Hartford, Connecticut, US. 25.03.2014.
A mass pogrom of Armenian population was committed in Baku from 13 to 19 January 1990 as a culmination of the genocide of the Armenians in Azerbaijan unfolded between 1988 and 1990. After the Sumgait pogroms (26-29 February 1988), persecutions, beatings, particularly cruel killings, public mockeries, pogroms of separate flats, seizure of property, forcible expulsions and illegal dismissals of Armenians started in Baku. Only some 35 or 40 thousand Armenians of the community of 250 thousand remained in Baku by January 1990; they were mainly disabled people, old and sick people and the relatives looking after them. The pogroms took an organised, targeted and mass nature since 13 January 1990. A large amount of evidence exists about the atrocities and killings committed with exceptional cruelty, including gang rapes, burnings of people alive, throwing people out of balconies of higher floors, dismemberments and beheadings.

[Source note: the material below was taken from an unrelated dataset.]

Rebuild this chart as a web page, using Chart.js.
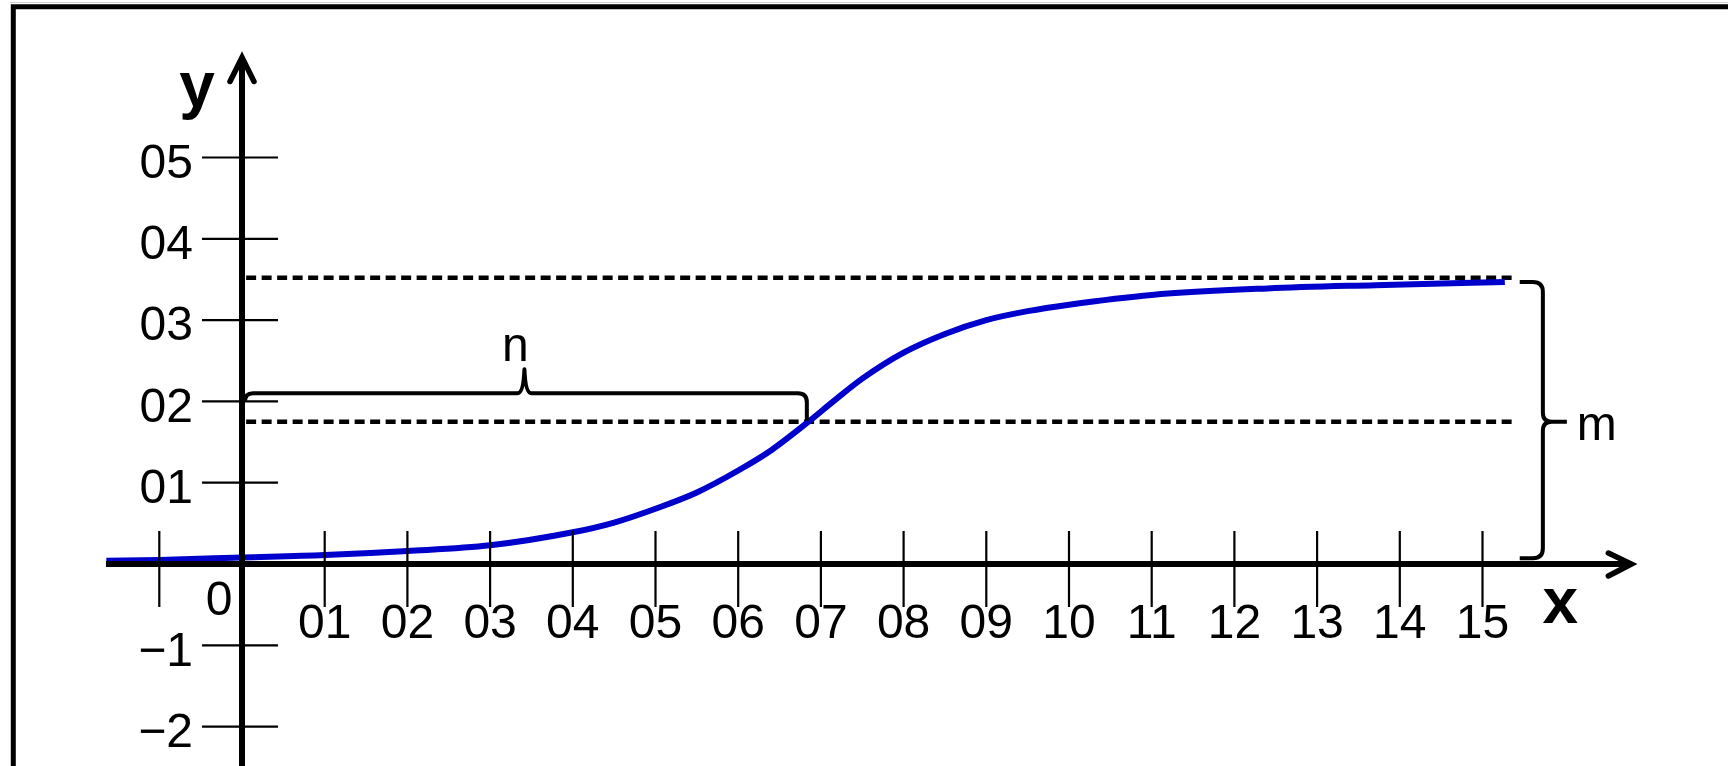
<!DOCTYPE html>
<html>
<head>
<meta charset="utf-8">
<script src="https://cdn.jsdelivr.net/npm/chart.js@4.4.1/dist/chart.umd.min.js"></script>
<style>
  html, body { margin: 0; padding: 0; background: #fff; }
  #wrap { width: 1728px; height: 766px; position: relative; }
</style>
</head>
<body>
<div id="wrap"><canvas id="myChart"></canvas></div>
<script>
// curve
const curveX = [-1.64, -1, 0, 1, 2, 3, 4, 4.5, 5, 5.5, 6, 6.4, 6.85, 7.15, 7.5, 8, 8.5, 9, 9.5, 10, 11, 12.4, 13.7, 15.27];
const curveY = [0.04, 0.05, 0.08, 0.11, 0.16, 0.23, 0.39, 0.51, 0.68, 0.88, 1.15, 1.40, 1.75, 2.0, 2.28, 2.6, 2.83, 3.0, 3.11, 3.19, 3.31, 3.39, 3.43, 3.47];

const xTicks = [-1, 1, 2, 3, 4, 5, 6, 7, 8, 9, 10, 11, 12, 13, 14, 15];
const xTickLabels = ["", "01", "02", "03", "04", "05", "06", "07", "08", "09", "10", "11", "12", "13", "14", "15"];
const yTicks = [5, 4, 3, 2, 1, -1, -2];
const yTickLabels = ["05", "04", "03", "02", "01", "\u22121", "\u22122"];

// reference levels
const topLevel = 3.52, topEnd = 15.36;
const halfLevel = 1.75, halfEnd = 15.4;
const halfX = 6.83;
const nLevel = 2.1;

const FONT = "'Liberation Sans', Arial, sans-serif";

const axesPlugin = {
  id: "axes",
  afterDatasetsDraw(chart) {
    const ctx = chart.ctx;
    const xs = chart.scales.x, ys = chart.scales.y;
    const px = v => xs.getPixelForValue(v);
    const py = v => ys.getPixelForValue(v);
    const x0 = px(0), y0 = py(0);
    ctx.save();
    ctx.fillStyle = "#000";

    // frame
    ctx.strokeStyle = "#cfcfcf";
    ctx.lineWidth = 1;
    ctx.beginPath();
    ctx.moveTo(10, 2.5); ctx.lineTo(1728, 2.5);
    ctx.stroke();
    ctx.strokeStyle = "#000";
    ctx.lineWidth = 5;
    ctx.beginPath();
    ctx.moveTo(13.3, 766); ctx.lineTo(13.3, 6.8); ctx.lineTo(1728, 6.8);
    ctx.stroke();

    // tick marks
    ctx.lineWidth = 2.2;
    ctx.beginPath();
    xTicks.forEach(v => {
      ctx.moveTo(px(v), y0 - 33);
      ctx.lineTo(px(v), y0 + 43);
    });
    yTicks.forEach(v => {
      ctx.moveTo(x0 - 40, py(v));
      ctx.lineTo(x0 + 36, py(v));
    });
    ctx.stroke();

    // axes with open arrow heads
    ctx.lineWidth = 6;
    ctx.lineCap = "butt";
    ctx.beginPath();
    ctx.moveTo(px(-1.645), y0); ctx.lineTo(px(16.8), y0);
    ctx.moveTo(x0, 766); ctx.lineTo(x0, py(6.23));
    ctx.stroke();
    ctx.lineWidth = 5.5;
    ctx.lineCap = "round";
    ctx.lineJoin = "miter";
    const ax = px(16.8), ay = py(6.23);
    ctx.beginPath();
    ctx.moveTo(ax - 23, y0 - 11); ctx.lineTo(ax, y0); ctx.lineTo(ax - 23, y0 + 12);
    ctx.moveTo(x0 - 12, ay + 24); ctx.lineTo(x0, ay); ctx.lineTo(x0 + 12, ay + 24);
    ctx.stroke();

    // brace n
    ctx.lineWidth = 4;
    ctx.lineCap = "butt";
    ctx.lineJoin = "round";
    const bx0 = x0 + 3, bx1 = px(halfX), by = py(nLevel), cx = px(halfX / 2);
    ctx.beginPath();
    ctx.moveTo(bx0, by + 8);
    ctx.quadraticCurveTo(bx0, by, bx0 + 8, by);
    ctx.lineTo(cx - 7, by);
    ctx.quadraticCurveTo(cx - 1, by, cx, by - 24);
    ctx.quadraticCurveTo(cx + 1, by, cx + 7, by);
    ctx.lineTo(bx1 - 9, by);
    ctx.quadraticCurveTo(bx1, by, bx1, by + 9);
    ctx.lineTo(bx1, py(halfLevel) - 1);
    ctx.stroke();

    // brace m
    const mx = px(15.73), mL = px(15.45), mTip = px(16.02);
    const mTop = py(3.47), mBot = py(0.07), mMid = py(halfLevel);
    ctx.beginPath();
    ctx.moveTo(mL, mTop);
    ctx.lineTo(mx - 10, mTop);
    ctx.quadraticCurveTo(mx, mTop, mx, mTop + 10);
    ctx.lineTo(mx, mMid - 9);
    ctx.quadraticCurveTo(mx, mMid, mx + 9, mMid);
    ctx.lineTo(mTip, mMid);
    ctx.moveTo(mx + 9, mMid);
    ctx.quadraticCurveTo(mx, mMid, mx, mMid + 9);
    ctx.lineTo(mx, mBot - 10);
    ctx.quadraticCurveTo(mx, mBot, mx - 10, mBot);
    ctx.lineTo(mL, mBot);
    ctx.stroke();

    // tick labels
    ctx.font = "48px " + FONT;
    ctx.textBaseline = "middle";
    ctx.textAlign = "right";
    yTicks.forEach((v, i) => ctx.fillText(yTickLabels[i], x0 - 49, py(v) + 7));
    ctx.textAlign = "center";
    xTicks.forEach((v, i) => ctx.fillText(xTickLabels[i], px(v), y0 + 61));
    ctx.fillText("0", x0 - 23, y0 + 38);

    // axis names and brace labels
    ctx.textBaseline = "alphabetic";
    ctx.font = "bold 64px " + FONT;
    ctx.fillText("y", x0 - 45, 107);
    ctx.fillText("x", px(15.94), y0 + 59);
    ctx.font = "48px " + FONT;
    ctx.fillText("n", cx - 9, by - 32);
    ctx.textAlign = "left";
    ctx.fillText("m", mTip + 10, mMid + 18);
    ctx.restore();
  }
};

const data = {
  datasets: [
    {
      label: "curve",
      data: curveX.map((x, i) => ({ x: x, y: curveY[i] })),
      borderColor: "#0000cc",
      borderWidth: 6,
      pointRadius: 0,
      cubicInterpolationMode: "monotone",
      fill: false,
    },
    {
      label: "top",
      data: [{ x: 0.05, y: topLevel }, { x: topEnd, y: topLevel }],
      borderColor: "#000",
      borderWidth: 4.5,
      borderDash: [10, 5.5],
      pointRadius: 0,
    },
    {
      label: "half",
      data: [{ x: 0.05, y: halfLevel }, { x: halfEnd, y: halfLevel }],
      borderColor: "#000",
      borderWidth: 4.5,
      borderDash: [10, 5.5],
      pointRadius: 0,
    },
  ],
};

const config = {
  type: "line",
  data,
  options: {
    responsive: true,
    maintainAspectRatio: false,
    animation: false,
    devicePixelRatio: 1,
    layout: {
      padding: { left: 76.6, right: 80.1, top: 35.55, bottom: 6.88 },
    },
    plugins: {
      legend: { display: false },
      tooltip: { enabled: false },
    },
    scales: {
      x: { type: "linear", min: -2, max: 17, display: false },
      y: { type: "linear", min: -2.4, max: 6.5, display: false },
    },
  },
  plugins: [axesPlugin],
};

const ctx = document.getElementById("myChart").getContext("2d");
new Chart(ctx, config);
</script>
</body>
</html>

The exact number of the victims of the genocide of the Armenians in Baku still remains unknown. According to different sources, between 150 and 400 people were murdered, and hundreds were left disabled. The pogroms went on for a week amid a total inaction of the authorities of Azerbaijan and the USSR, as well as the internal troops and the large Baku garrison of the Soviet Army. Those who managed to avoid death were forced into deportation. The Soviet troops were deployed to set order in Baku only on 20 January 1990.